A friend of mine has a four year old daughter who still has potty issues. We recently shared our stories of failed attempts (mine including cutting holes in the diaper as suggested by my ped).  As I laughed at myself and my pathetic parenting skills, I felt that pressure to be a perfect mom lift off my shoulders. Sometimes, it’s a matter of letting go and letting the kid be.  I know in my heart of hearts that someday, (god please be willing) my kids won’t be in diapers, sucking on binkies and climbing under the table at restaurants. I can only hope and keep on keepin’ on.

9 thoughts on “Say “Never”. C’mon, I Triple-Dog Dare Ya!

  1. I love this post. Sometimes no matter what you do, your kid just decides how things are going to be. So far I only know from the child perspective since my daughter is just about 6 months old, but we are starting to battle on sleep.

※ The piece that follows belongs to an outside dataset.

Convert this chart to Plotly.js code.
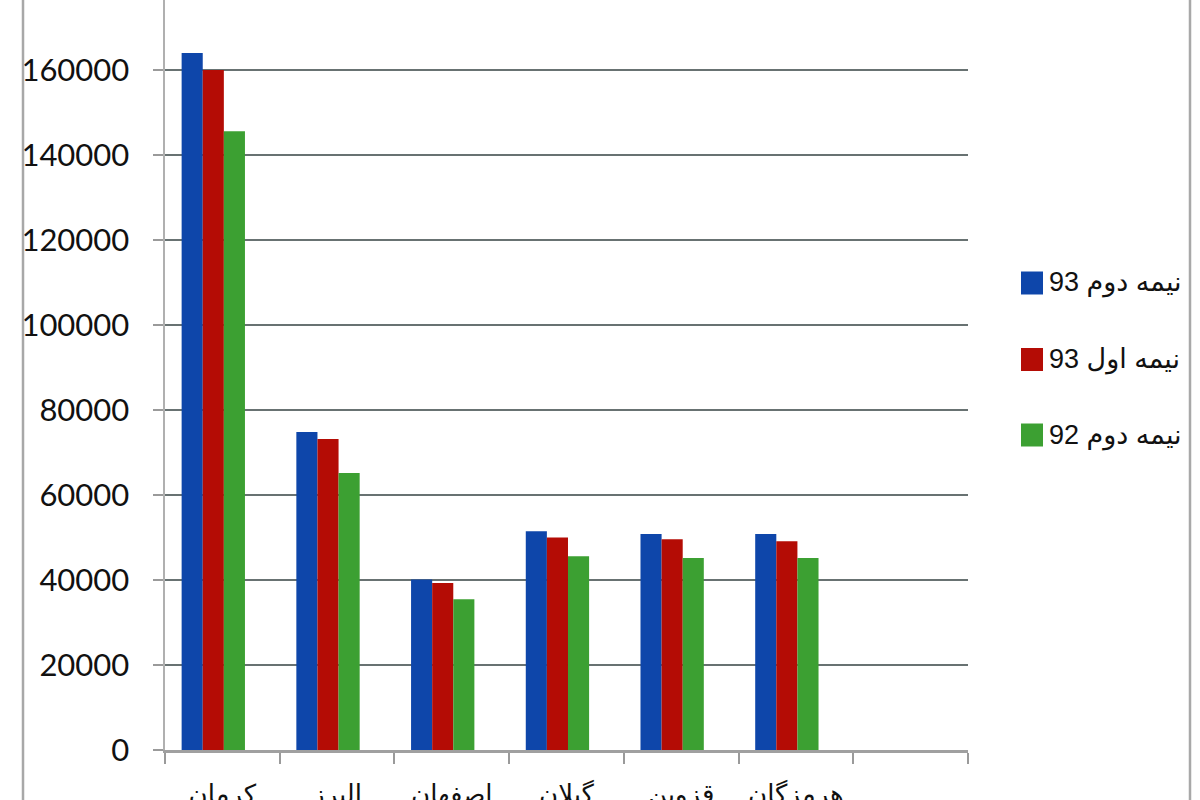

    As far as the potty training goes, my mother would tell you I occasionally peed my pants until I was about 8 (I never wanted to miss anything by leaving the action to go to the bathroom) but I assure you it’s under control now 😉

    1. Oh yes! I remember those baby days. The sleep issue can be the luck of the draw too. My son was a horrible sleeper (still is) while my daughter sleeps like a log in her own bed. I loved your peeing story. And you eventually DID stop peeing yourself. Never lose hope! It’ll all work out and be okay in the end. 🙂

  2. Good luck, my girls were difficult to potty train too, they were 4-ish when they finally did it, in their case, it was peer pressure. They thought it was cool that one of their friends did it.
    I think personality & gender are to blame for the differences. I have a freind with 2 grandsons & 1 grand daughter all the same age. (All 3 born by differnt moms within 2 weeks of each other). The boys are just a differnt breed than that girls. Girls (for the most part) are just plain calmer when they’re young. Its when they hit mood swings that it gets interesting! LOL Good luck, and enjoy every minute.

    1. Thanks, Christy. I agree, gender plays a part too. For some reason, people always told me boys are harder than girls to PT, figures I’d get the opposite. As for personalities, I hear girls are loads of fun when they get to be tweens, lots of drama. Oh, I can hardly wait!

  3. I totally hear ya. I have a perfectly behaved daughter, due mostly to her laziness and not my parenting. Then I had a son. Completely opposite – he’s a ball of energy, testing my nerves at every turn. Same parenting, same potential combination of genetics, yet polar opposite experience. Thank goodness they were born in the order they were, otherwise I might not have had the (false?)confidence/patience to have had #2!